Clark Volleyball continued to have the results bounce their way in the NEWMAC semifinals on Saturday, Nov. 7. They beat second-seeded Springfield College for the first time in school history, notching a 3-1 victory to avenge their 3-0 loss to the Pride on Oct. 6.

In order to be prepared for Springfield’s strong middle blocking this time around, Cahoon practiced with the team. At approximately six-and-a-half-feet tall, he is significantly taller than any blocker the team has faced. “It took a toll on my body at this point,” said Cahoon, “But it was fun to get out there and play.”

To adjust to the towering Cahoon, players had to hit it away from the middle, as was the strategy against Springfield. “We just tried to swing for deep corners and figure out how to move the ball well. They’re really tall, so we just used deep corners and a lot of different hitters,” said captain outside hitter Shannon Glass-Smythe (‘16).

Solid execution of this offensive plan, along with some strong defense, kept Springfield College out of their rhythm. The Cougars held them to a hitting percentage of 16.6, much lower than their average mark that led all Division III teams. “We probably played the best match that we’ve played all season,” said Cahoon.

Clark ran into its largest obstacle on Sunday Nov. 8 in the final game against defending champions Babson, who had easily handled top-ranked NEWMAC team MIT in three sets the day before. The Beavers were able to defend Clark’s attack to a degree which the Cougars had not yet experienced, and they had trouble responding.

“They had a very substantial block,” said outside hitter and defensive specialist Savannah Sanford (‘17). “It kind of bummed us out. We thought we could, we didn’t give up, but it got to a point where it was like, ‘What do we do?’” Babson held Clark to a hitting percentage of 2.7.

When the Cougar offense wasn’t humming, it made it harder for everyone to hold things together. “We didn’t just break down hitting-wise, we broke down in our back row as well,” said libero Mia Cattaneo (‘17). “I think they had more digs than us, and usually we outdig the other team.” Cattaneo finished fourth in the NEWMAC in digs per set and made all-conference second-team.

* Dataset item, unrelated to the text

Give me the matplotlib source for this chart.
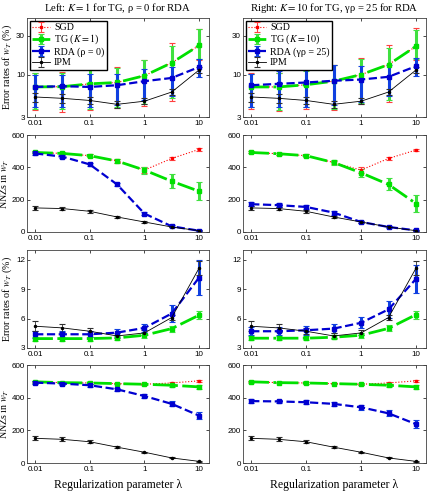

The mood for the team was somber after the game. “I remember right after, I turned to [outside hitter] Ana [Mercado (‘19)] and said, ‘It’s not fair.’ We were in it, we worked so hard this season…and it just didn’t seem fair that they won,” said Sanford. “It was a sad moment,” said Glass-Smythe, “I cried, personally, because it was my last game.”

“There was a lot of crying,” said Sanford, “right afterwards, a couple people texted in our group chat, and everyone was like, ‘We played extremely hard, we did whatever we could do, and we need to be proud of ourselves and remember the feeling of winning.’”

A few days removed from the loss, members of the team are “still bummed,” according to Sanford, but are looking forward to next fall. “At one point I was like, ‘I can’t be heartbroken for too long because I’ve got next season to train for,’” said Webb. “You look at the past and you learn from it. I’m majoring in history, you look at it, you go, ‘Wow that kind of sucked,’ and you keep going.”

Sanford, a fan of Major League Baseball, compared the Clark Volleyball to the Kansas City Royals, who lost to her hometown team, the San Francisco Giants, in the 2014 World Series. “The Giants were a powerhouse, kind of like Babson, and the Royals were inexperienced and lost to them, but the Royals won the next year.”

“The main takeaway is that we can do it…You just have to take something from this, and it’s going to strengthen us,” said Sanford. Cahoon echoed this belief, “This year, we had the depth, and we had the confidence to play with anyone on any given day,” he said.

Needless to say, the team expects to return to the playoffs next season, and is luckily only losing one player to graduation, albeit an important one in Glass-Smythe. The NEWMAC preseason rankings will probably project them to make the playoffs next year. “If they don’t, then we’ll just prove them wrong again,” said Ramos, “It’s great to do that.”